====== Material

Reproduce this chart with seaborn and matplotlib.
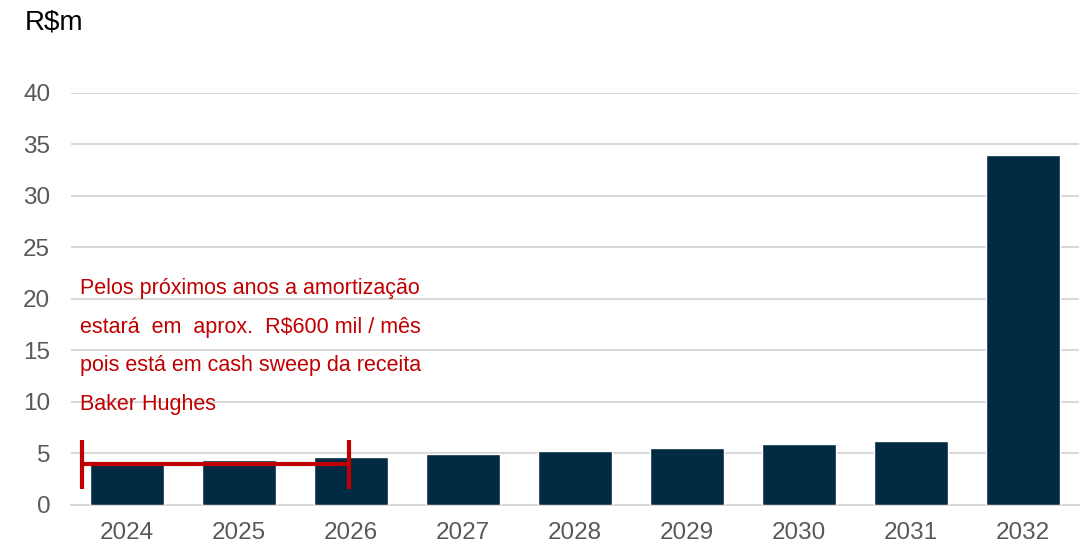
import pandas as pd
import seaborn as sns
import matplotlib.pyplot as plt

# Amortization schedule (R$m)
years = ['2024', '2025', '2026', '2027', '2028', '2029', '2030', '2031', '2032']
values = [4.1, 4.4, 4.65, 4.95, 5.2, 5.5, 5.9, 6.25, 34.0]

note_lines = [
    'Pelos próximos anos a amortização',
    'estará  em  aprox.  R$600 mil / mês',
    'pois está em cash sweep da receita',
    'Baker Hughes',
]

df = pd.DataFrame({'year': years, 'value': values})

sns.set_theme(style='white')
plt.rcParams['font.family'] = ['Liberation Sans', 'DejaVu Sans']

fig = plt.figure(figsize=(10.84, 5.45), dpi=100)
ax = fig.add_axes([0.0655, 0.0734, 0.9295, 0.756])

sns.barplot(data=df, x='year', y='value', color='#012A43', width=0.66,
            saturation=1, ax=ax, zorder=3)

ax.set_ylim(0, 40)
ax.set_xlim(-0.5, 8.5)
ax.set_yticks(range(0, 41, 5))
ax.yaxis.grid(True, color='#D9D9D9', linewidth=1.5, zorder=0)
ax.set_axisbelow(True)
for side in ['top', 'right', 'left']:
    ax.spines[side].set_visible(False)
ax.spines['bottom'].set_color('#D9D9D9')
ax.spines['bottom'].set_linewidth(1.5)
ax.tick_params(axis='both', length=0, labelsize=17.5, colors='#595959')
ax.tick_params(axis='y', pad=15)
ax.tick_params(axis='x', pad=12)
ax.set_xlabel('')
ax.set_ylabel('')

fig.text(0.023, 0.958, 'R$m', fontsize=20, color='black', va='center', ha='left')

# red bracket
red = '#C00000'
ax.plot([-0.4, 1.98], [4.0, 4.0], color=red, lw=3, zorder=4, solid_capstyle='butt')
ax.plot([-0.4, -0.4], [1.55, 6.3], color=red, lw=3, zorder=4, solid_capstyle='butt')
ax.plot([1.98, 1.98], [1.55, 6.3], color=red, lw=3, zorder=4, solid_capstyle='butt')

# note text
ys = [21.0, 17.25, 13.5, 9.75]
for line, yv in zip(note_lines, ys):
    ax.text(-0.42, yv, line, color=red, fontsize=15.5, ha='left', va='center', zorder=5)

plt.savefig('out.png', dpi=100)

============

## Stated goal
Go through the material above and print all of it exactly, except the pictures.

## Final result
Reproduce this chart with seaborn and matplotlib.
import pandas as pd
import seaborn as sns
import matplotlib.pyplot as plt

# Amortization schedule (R$m)
years = ['2024', '2025', '2026', '2027', '2028', '2029', '2030', '2031', '2032']
values = [4.1, 4.4, 4.65, 4.95, 5.2, 5.5, 5.9, 6.25, 34.0]

note_lines = [
    'Pelos próximos anos a amortização',
    'estará  em  aprox.  R$600 mil / mês',
    'pois está em cash sweep da receita',
    'Baker Hughes',
]

df = pd.DataFrame({'year': years, 'value': values})

sns.set_theme(style='white')
plt.rcParams['font.family'] = ['Liberation Sans', 'DejaVu Sans']

fig = plt.figure(figsize=(10.84, 5.45), dpi=100)
ax = fig.add_axes([0.0655, 0.0734, 0.9295, 0.756])

sns.barplot(data=df, x='year', y='value', color='#012A43', width=0.66,
            saturation=1, ax=ax, zorder=3)

ax.set_ylim(0, 40)
ax.set_xlim(-0.5, 8.5)
ax.set_yticks(range(0, 41, 5))
ax.yaxis.grid(True, color='#D9D9D9', linewidth=1.5, zorder=0)
ax.set_axisbelow(True)
for side in ['top', 'right', 'left']:
    ax.spines[side].set_visible(False)
ax.spines['bottom'].set_color('#D9D9D9')
ax.spines['bottom'].set_linewidth(1.5)
ax.tick_params(axis='both', length=0, labelsize=17.5, colors='#595959')
ax.tick_params(axis='y', pad=15)
ax.tick_params(axis='x', pad=12)
ax.set_xlabel('')
ax.set_ylabel('')

fig.text(0.023, 0.958, 'R$m', fontsize=20, color='black', va='center', ha='left')

# red bracket
red = '#C00000'
ax.plot([-0.4, 1.98], [4.0, 4.0], color=red, lw=3, zorder=4, solid_capstyle='butt')
ax.plot([-0.4, -0.4], [1.55, 6.3], color=red, lw=3, zorder=4, solid_capstyle='butt')
ax.plot([1.98, 1.98], [1.55, 6.3], color=red, lw=3, zorder=4, solid_capstyle='butt')

# note text
ys = [21.0, 17.25, 13.5, 9.75]
for line, yv in zip(note_lines, ys):
    ax.text(-0.42, yv, line, color=red, fontsize=15.5, ha='left', va='center', zorder=5)

plt.savefig('out.png', dpi=100)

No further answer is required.